Whether a wife can claim a deduction for interest paid for a mortgage held in her husband’s name will primarily depend upon their filing status and whether the wife actually made the payments. This article assumes the husband and wife are in a marriage that is recognized under the Internal Revenue Code. In addtion, it should be noted that this is a very difficult area of tax law and a CPA or tax attorney should be consulted regarding your specific situation.
Qualified Mortgage Interest
For mortgage interest to be deductible for federal tax purposes, it has to qualify under Internal Revenue Code Section 163. This states that the interest has to be from either a mortgage used to purchase a home or from a home equity loan. In either case, the loan obligation must be secured by a qualified residence which is typically a primary residence or a vacation home. To be secured means the bank can legally take the property from a borrower who does not pay the mortgage. In addition, mortgage interest cannot be deducted on more than $1 million of principal. The principal limit for a home-equity loan is $100,000. Qualifying mortgage interest and home-equity loan interest is usually reported to the taxpayer on Form 1098.

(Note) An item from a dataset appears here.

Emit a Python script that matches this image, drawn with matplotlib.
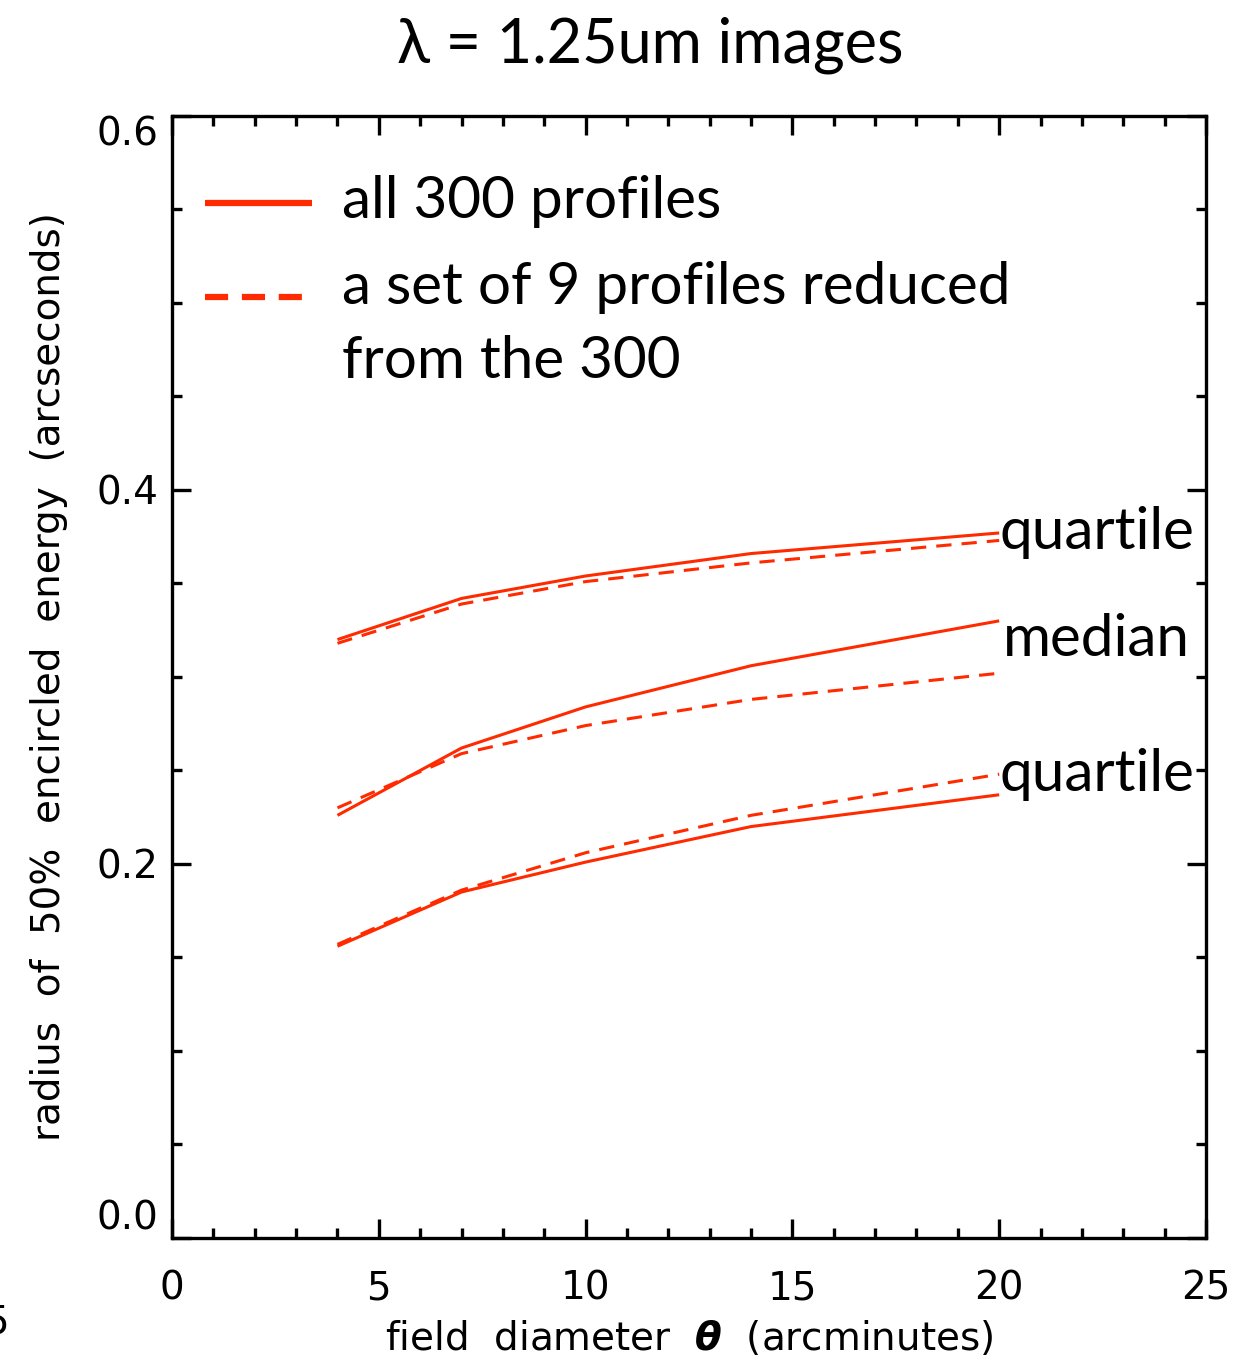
import matplotlib
matplotlib.use('Agg')
import matplotlib.pyplot as plt
from matplotlib.ticker import MultipleLocator

# field diameter (arcminutes)
theta = [4, 7, 10, 14, 20]

# radius of 50% encircled energy, all 300 profiles (solid)
upper_all = [0.320, 0.342, 0.354, 0.366, 0.377]
median_all = [0.226, 0.262, 0.284, 0.306, 0.330]
lower_all = [0.156, 0.185, 0.201, 0.220, 0.237]

# set of 9 profiles reduced from the 300 (dashed)
upper_9 = [0.318, 0.339, 0.351, 0.361, 0.373]
median_9 = [0.230, 0.259, 0.274, 0.288, 0.302]
lower_9 = [0.157, 0.186, 0.206, 0.226, 0.248]

curve_names = ['quartile', 'median', 'quartile']
xticks = [0, 5, 10, 15, 20, 25]
yticks = [0.0, 0.2, 0.4, 0.6]

red = '#ff2a00'
gill = ['Lato', 'DejaVu Sans']
axfont = ['DejaVu Sans']

fig = plt.figure(figsize=(12.36, 13.61), dpi=100)
ax = fig.add_axes([0.1392, 0.0904, 0.8365, 0.8244])

for ys in (upper_all, median_all, lower_all):
    ax.plot(theta, ys, color=red, lw=2.2, solid_capstyle='butt')
for ys in (upper_9, median_9, lower_9):
    ax.plot(theta, ys, color=red, lw=2.2, linestyle=(0, (5, 3.3)))

ax.set_xlim(0, 25)
ax.set_ylim(0, 0.6)
ax.set_xticks(xticks)
ax.set_yticks(yticks)
ax.set_xticklabels([str(v) for v in xticks], fontfamily=axfont, fontsize=28)
ylabs = ax.set_yticklabels(['%.1f' % v for v in yticks], fontfamily=axfont, fontsize=28)
# IDL style: end labels sit inside the axis range
ylabs[0].set_va('bottom')
ylabs[-1].set_va('top')
ax.xaxis.set_minor_locator(MultipleLocator(1))
ax.yaxis.set_minor_locator(MultipleLocator(0.05))
ax.tick_params(which='both', direction='in', top=True, right=True, width=2.4)
ax.tick_params(which='major', length=14)
ax.tick_params(which='minor', length=7)
ax.tick_params(axis='x', which='major', pad=23)
ax.tick_params(axis='y', which='major', pad=10)
for s in ax.spines.values():
    s.set_linewidth(2.4)

# curve labels at the right end
ax.text(theta[-1], upper_all[-1], curve_names[0], fontsize=42, family=gill,
        ha='left', va='center')
ax.text(theta[-1] + 0.1, (median_all[-1] + median_9[-1]) / 2 + 0.004, curve_names[1],
        fontsize=42, family=gill, ha='left', va='center')
ax.text(theta[-1], lower_9[-1], curve_names[2], fontsize=42, family=gill,
        ha='left', va='center')

# legend drawn by hand
ax.plot([0.032, 0.135], [0.922, 0.922], transform=ax.transAxes, color=red, lw=4.5,
        solid_capstyle='butt')
ax.plot([0.032, 0.135], [0.839, 0.839], transform=ax.transAxes, color=red, lw=4.5,
        linestyle=(0, (3.7, 2.2)))
ax.text(0.164, 0.924, 'all 300 profiles', transform=ax.transAxes, fontsize=42,
        family=gill, va='center')
ax.text(0.164, 0.847, 'a set of 9 profiles reduced', transform=ax.transAxes,
        fontsize=42, family=gill, va='center')
ax.text(0.164, 0.781, 'from the 300', transform=ax.transAxes, fontsize=42,
        family=gill, va='center')

ax.set_xlabel(r'field  diameter  $\boldsymbol{\theta}$  (arcminutes)', fontsize=28,
              family=axfont, labelpad=8)
ax.set_ylabel('radius  of  50%  encircled  energy  (arcseconds)', fontsize=28,
              family=axfont, labelpad=20)

fig.text(0.526, 0.967, 'λ = 1.25um images', fontsize=44, family=gill,
         ha='center', va='center')
# cut-off label from a neighbouring panel
fig.text(0.007, 0.028, '5', fontsize=28, family=axfont, ha='right', va='center')

plt.savefig('out.png', dpi=100)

Married Filing Jointly Filing Status
Married Filing Jointly is a filing status option under which spouses file a combined federal tax return. A wife can claim a mortgage interest deduction for a mortgage held in her husband’s name if the couple files as Married Filing Jointly since the couple is filing just one return. The mortgage interest deduction is claimed on schedule A of Form 1040. However, if a couple files as Married Filing Jointly, then they are both responsible for any resulting tax liability.
Married Filing Separately
If taxpayers choose to file as Married Filing Separately, then a wife may be able to deduct mortgage interest due on a mortgage held in her husband’s name. When a couple files as Married Filing Separately, if one spouse decides to itemize deductions, the other spouse must also itemize. Treasury Regulation Section 1.163-1(b) states that a spouse does not have to be named on the mortgage in order for that spouse to deduct the mortgage interest as long as the spouse has an ownership interest in the property that secures the mortgage and the spouse claiming the deduction actually made the payments. The issue of who made the payments can be tricky when the married couple has a joint checking account or when they live in a community-property state. In addition, both spouses cannot claim a deduction on their returns for the same mortgage interest.
Head of Household
A married taxpayer may be allowed to file as Head of Household if she lives apart from her spouse for the last six months of the year. She must also pay more than half the cost of maintaining a household in which a qualifying dependant lives. If a wife files as Head of Household, she may be able to claim a home mortgage interest deduction if she actually pays the interest and the home mortgage is secured by a residence in which she has an ownership interest. In addition, if the interest is reported on Form 1098 under her husband’s name, then the wife will have to attach a statement to her tax return. Problems will arise if both the husband and wife try to claim a deduction for the same amount of mortgage interest on their separate returns.